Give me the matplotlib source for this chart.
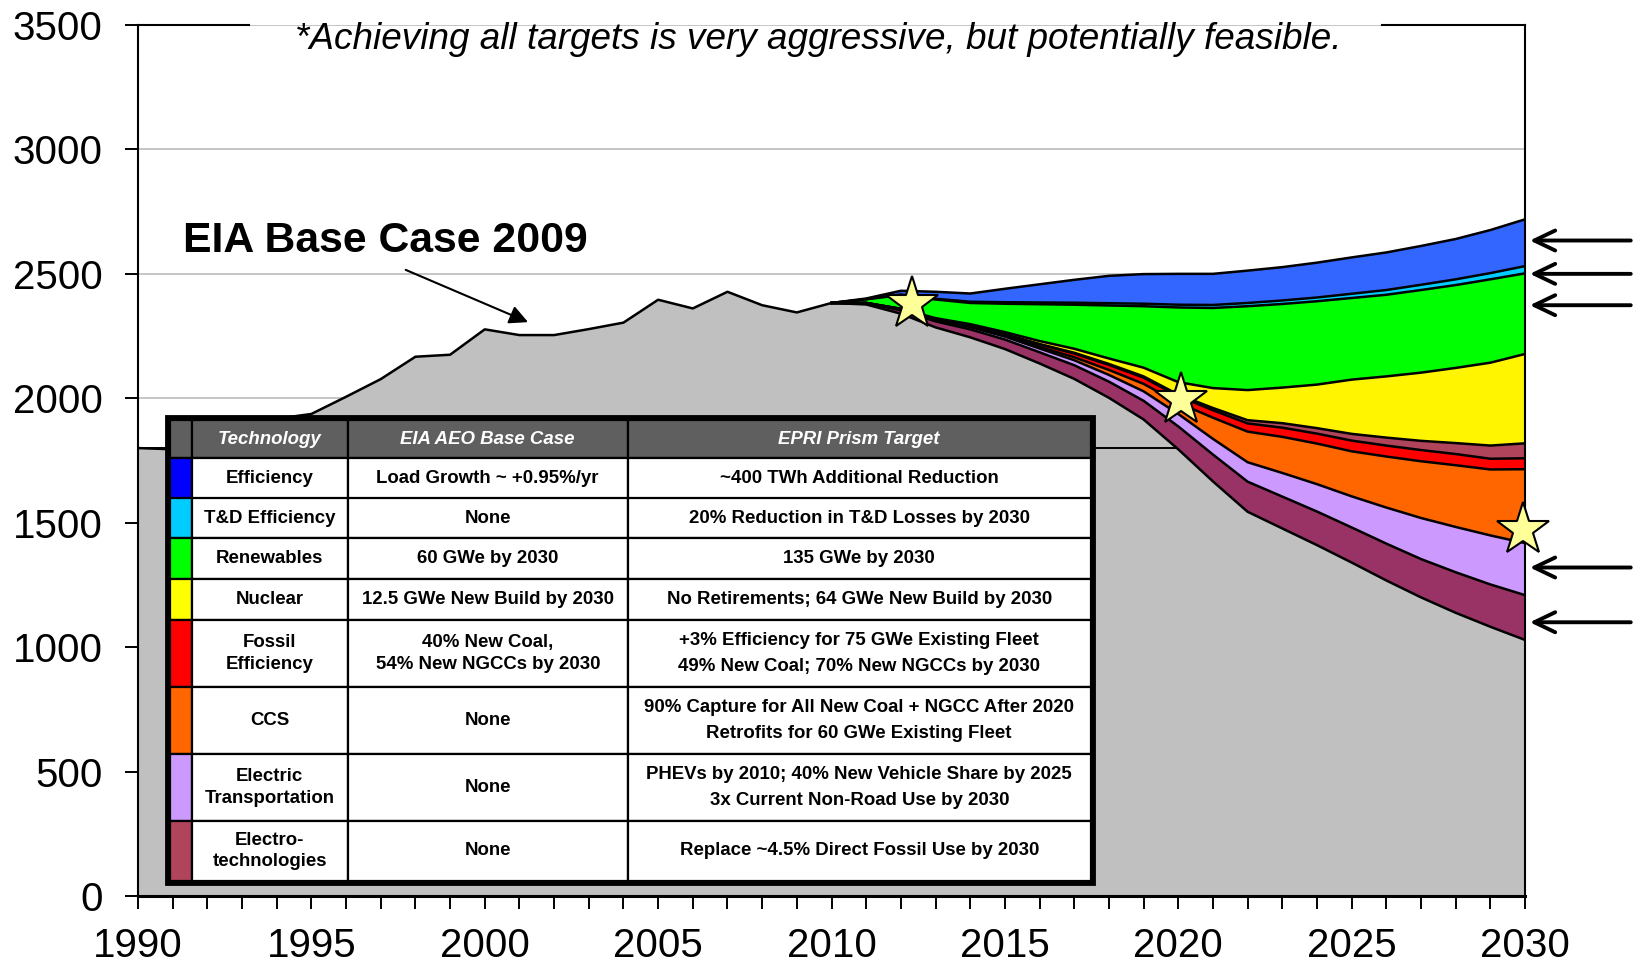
import numpy as np
import matplotlib
matplotlib.use("Agg")
import matplotlib.pyplot as plt
from matplotlib.patches import Rectangle

# ---------------- data ----------------
hist_years = list(range(1990, 2010))
hist_emissions = [1800, 1795, 1810, 1870, 1918, 1937, 2006, 2077, 2167, 2175,
                  2277, 2254, 2254, 2278, 2304, 2396, 2361, 2428, 2374, 2345]

proj_years = list(range(2010, 2031))
remaining = [2383, 2377, 2340, 2285, 2245, 2198, 2140, 2078, 2002, 1915, 1795,
             1666, 1544, 1477, 1410, 1340, 1268, 1200, 1138, 1082, 1029]
electro_tech = [0, 5, 14, 24, 32, 38, 45, 55, 65, 75, 92,
                108, 121, 128, 135, 141, 148, 154, 163, 170, 180]
electric_transport = [0, 1, 4, 7, 10, 12, 15, 20, 27, 38, 50,
                      63, 78, 95, 110, 125, 145, 165, 182, 197, 209]
ccs = [0, 0, 0, 0, 0, 2, 6, 12, 20, 30, 45,
       85, 123, 145, 163, 181, 205, 228, 248, 265, 297]
fossil_eff = [0, 0, 1, 3, 5, 7, 10, 15, 20, 25, 27,
              30, 33, 37, 40, 43, 44, 45, 45, 43, 44]
fossil_eff_new = [0, 0, 0, 0, 1, 1, 2, 3, 4, 5, 6,
                  9, 13, 18, 22, 27, 32, 37, 44, 53, 60]
nuclear = [0, 0, 1, 3, 5, 8, 12, 16, 22, 35, 50,
           80, 121, 143, 175, 218, 246, 274, 302, 333, 359]
renewables = [0, 15, 55, 75, 85, 114, 148, 177, 213, 247, 300,
              322, 337, 336, 335, 328, 328, 332, 333, 335, 324]
td_eff = [0, 0, 2, 3, 5, 6, 7, 8, 9, 10, 11,
          12, 13, 14, 15, 17, 19, 21, 23, 25, 29]
efficiency = [0, 3, 15, 28, 33, 54, 73, 92, 110, 119, 124,
              125, 130, 134, 140, 146, 151, 156, 162, 173, 188]

wedges = [electro_tech, electric_transport, ccs, fossil_eff, fossil_eff_new,
          nuclear, renewables, td_eff, efficiency]
wedge_colors = ['#993366', '#CC99FF', '#FF6600', '#FF0000', '#B0445A',
                '#FFF500', '#00FF00', '#00CCFF', '#3366FF']

star_points = [(2012.31, 2378), (2020.08, 1993), (2029.94, 1469)]
arrow_levels = [2634, 2500, 2374, 1320, 1100]

title_text = "*Achieving all targets is very aggressive, but potentially feasible."
base_label = "EIA Base Case 2009"

headers = ["Technology", "EIA AEO Base Case", "EPRI Prism Target"]
tech_labels = ["Efficiency", "T&D Efficiency", "Renewables", "Nuclear",
               "Fossil\nEfficiency", "CCS", "Electric\nTransportation",
               "Electro-\ntechnologies"]
eia_labels = ["Load Growth ~ +0.95%/yr", "None", "60 GWe by 2030",
              "12.5 GWe New Build by 2030", "40% New Coal,\n54% New NGCCs by 2030",
              "None", "None", "None"]
epri_labels = ["~400 TWh Additional Reduction",
               "20% Reduction in T&D Losses by 2030",
               "135 GWe by 2030",
               "No Retirements; 64 GWe New Build by 2030",
               "+3% Efficiency for 75 GWe Existing Fleet\n49% New Coal; 70% New NGCCs by 2030",
               "90% Capture for All New Coal + NGCC After 2020\nRetrofits for 60 GWe Existing Fleet",
               "PHEVs by 2010; 40% New Vehicle Share by 2025\n3x Current Non-Road Use by 2030",
               "Replace ~4.5% Direct Fossil Use by 2030"]
swatch_colors = ['#0000FF', '#00CCFF', '#00FF00', '#FFFF00', '#FF0000',
                 '#FF6600', '#CC99FF', '#B0445A']

# ---------------- figure ----------------
plt.rcParams['font.family'] = ['Liberation Sans', 'DejaVu Sans']
W, H = 1639, 973
fig = plt.figure(figsize=(W / 100, H / 100), dpi=100)
ax = fig.add_axes([138 / W, 1 - 896 / H, 1387 / W, 871 / H])

LW = 1.8
all_years = np.array(hist_years + proj_years)
gray_top = np.array(hist_emissions + remaining, dtype=float)
ax.fill_between(all_years, 0, gray_top, color='#C0C0C0', lw=0, zorder=1)

# 1990 level line
level = hist_emissions[0]
x_cross = np.interp(level, np.array(remaining[::-1], float), np.array(proj_years[::-1], float))
ax.plot([1990, x_cross], [level, level], color='black', lw=1.4, zorder=1.5)

py = np.array(proj_years)
lower = np.array(remaining, dtype=float)
for vals, col in zip(wedges, wedge_colors):
    upper = lower + np.array(vals, dtype=float)
    ax.fill_between(py, lower, upper, color=col, lw=0, zorder=2)
    lower = upper
# boundary lines
lower = np.array(remaining, dtype=float)
ax.plot(all_years, gray_top, color='black', lw=LW, zorder=3)
for vals in wedges:
    lower = lower + np.array(vals, dtype=float)
    ax.plot(py, lower, color='black', lw=LW, zorder=3)

# stars
for sx, sy in star_points:
    ax.plot(sx, sy, marker='*', markersize=40, markerfacecolor='#FFFF99',
            markeredgecolor='black', markeredgewidth=1.5, zorder=5, clip_on=False)

# axes styling
ax.set_xlim(1990, 2030)
ax.set_ylim(0, 3500)
ax.set_xticks(range(1990, 2031, 5))
ax.set_xticks(range(1990, 2031, 1), minor=True)
ax.set_yticks(range(0, 3501, 500))
ax.yaxis.grid(True, color='#C0C0C0', lw=1.3)
ax.set_axisbelow(True)
ax.tick_params(axis='x', which='both', direction='out', length=9, width=1.4,
               pad=13, labelsize=29)
ax.tick_params(axis='y', which='major', direction='out', length=9.5, width=1.4,
               pad=16, labelsize=29)
ax.spines['top'].set_visible(False)
for s in ['left', 'right']:
    ax.spines[s].set_linewidth(1.5)
ax.spines['bottom'].set_linewidth(2.2)

# top spine broken by the title
x1 = 1990 + (249 - 138) / 34.675
x2 = 1990 + (1382 - 138) / 34.675
ax.plot([1990, x1], [3500, 3500], color='black', lw=1.5, clip_on=False, zorder=6)
ax.plot([x2, 2030], [3500, 3500], color='black', lw=1.5, clip_on=False, zorder=6)
ax.text(0.4905, 0.983, title_text, transform=ax.transAxes, ha='center', va='center',
        fontsize=26.6, style='italic', zorder=7)

# base case annotation
ax.text(1991.3, 2632, base_label, fontsize=30.8, fontweight='bold',
        ha='left', va='center', zorder=7)
ax.annotate('', xy=(2001.25, 2306), xytext=(1997.72, 2516),
            arrowprops=dict(arrowstyle='-|>', color='black', lw=1.5,
                            mutation_scale=28, shrinkA=0, shrinkB=0), zorder=7)

# right-hand arrows
for yv in arrow_levels:
    ax.annotate('', xy=(2030.14, yv), xytext=(2033.05, yv), annotation_clip=False,
                arrowprops=dict(arrowstyle='->,head_length=0.75,head_width=0.36',
                                color='black', lw=2.8, mutation_scale=20,
                                shrinkA=0, shrinkB=0))

# ---------------- table ----------------
tx0, tx1, ty0, ty1 = 163, 1098, 413, 887
tab = fig.add_axes([tx0 / W, 1 - ty1 / H, (tx1 - tx0) / W, (ty1 - ty0) / H])
tab.set_xlim(tx0, tx1)
tab.set_ylim(ty1, ty0)
tab.axis('off')

col_x = [170, 191.5, 348, 627.5, 1091]
row_y = [420, 458, 498.5, 538.5, 579, 620, 687, 754, 821, 881]
GRID_LW = 1.6

# header row
for c in range(4):
    tab.add_patch(Rectangle((col_x[c], row_y[0]), col_x[c + 1] - col_x[c],
                            row_y[1] - row_y[0], facecolor='#5F5F5F',
                            edgecolor='black', lw=GRID_LW))
for c, h in enumerate(headers):
    tab.text((col_x[c + 1] + col_x[c + 2]) / 2, (row_y[0] + row_y[1]) / 2, h,
             ha='center', va='center', color='white', fontsize=13.4,
             fontweight='bold', style='italic')

fs = 13.4
for r in range(8):
    y0, y1 = row_y[r + 1], row_y[r + 2]
    yc = (y0 + y1) / 2
    tab.add_patch(Rectangle((col_x[0], y0), col_x[1] - col_x[0], y1 - y0,
                            facecolor=swatch_colors[r], edgecolor='black', lw=GRID_LW))
    for c in range(1, 4):
        tab.add_patch(Rectangle((col_x[c], y0), col_x[c + 1] - col_x[c], y1 - y0,
                                facecolor='white', edgecolor='black', lw=GRID_LW))
    tab.text((col_x[1] + col_x[2]) / 2, yc, tech_labels[r], ha='center', va='center',
             fontsize=fs, fontweight='bold', linespacing=1.33)
    tab.text((col_x[2] + col_x[3]) / 2, yc, eia_labels[r], ha='center', va='center',
             fontsize=fs, fontweight='bold', linespacing=1.33)
    tab.text((col_x[3] + col_x[4]) / 2, yc, epri_labels[r], ha='center', va='center',
             fontsize=fs, fontweight='bold', linespacing=1.7)

# thick outer frame
tab.add_patch(Rectangle((168, 418), 1093 - 168, 882.5 - 418, facecolor='none',
                        edgecolor='black', lw=4.2))

fig.savefig('out.png', dpi=100)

+++++

**What you are asked to do:**
Write out each line of the listing above, exactly, from its first line to the line holding "125, 130, 134, 140, 146, 151, 156, 162, 173, 188]", inclusive. Skip the pictures.

**Final result:**
Give me the matplotlib source for this chart.
import numpy as np
import matplotlib
matplotlib.use("Agg")
import matplotlib.pyplot as plt
from matplotlib.patches import Rectangle

# ---------------- data ----------------
hist_years = list(range(1990, 2010))
hist_emissions = [1800, 1795, 1810, 1870, 1918, 1937, 2006, 2077, 2167, 2175,
                  2277, 2254, 2254, 2278, 2304, 2396, 2361, 2428, 2374, 2345]

proj_years = list(range(2010, 2031))
remaining = [2383, 2377, 2340, 2285, 2245, 2198, 2140, 2078, 2002, 1915, 1795,
             1666, 1544, 1477, 1410, 1340, 1268, 1200, 1138, 1082, 1029]
electro_tech = [0, 5, 14, 24, 32, 38, 45, 55, 65, 75, 92,
                108, 121, 128, 135, 141, 148, 154, 163, 170, 180]
electric_transport = [0, 1, 4, 7, 10, 12, 15, 20, 27, 38, 50,
                      63, 78, 95, 110, 125, 145, 165, 182, 197, 209]
ccs = [0, 0, 0, 0, 0, 2, 6, 12, 20, 30, 45,
       85, 123, 145, 163, 181, 205, 228, 248, 265, 297]
fossil_eff = [0, 0, 1, 3, 5, 7, 10, 15, 20, 25, 27,
              30, 33, 37, 40, 43, 44, 45, 45, 43, 44]
fossil_eff_new = [0, 0, 0, 0, 1, 1, 2, 3, 4, 5, 6,
                  9, 13, 18, 22, 27, 32, 37, 44, 53, 60]
nuclear = [0, 0, 1, 3, 5, 8, 12, 16, 22, 35, 50,
           80, 121, 143, 175, 218, 246, 274, 302, 333, 359]
renewables = [0, 15, 55, 75, 85, 114, 148, 177, 213, 247, 300,
              322, 337, 336, 335, 328, 328, 332, 333, 335, 324]
td_eff = [0, 0, 2, 3, 5, 6, 7, 8, 9, 10, 11,
          12, 13, 14, 15, 17, 19, 21, 23, 25, 29]
efficiency = [0, 3, 15, 28, 33, 54, 73, 92, 110, 119, 124,
              125, 130, 134, 140, 146, 151, 156, 162, 173, 188]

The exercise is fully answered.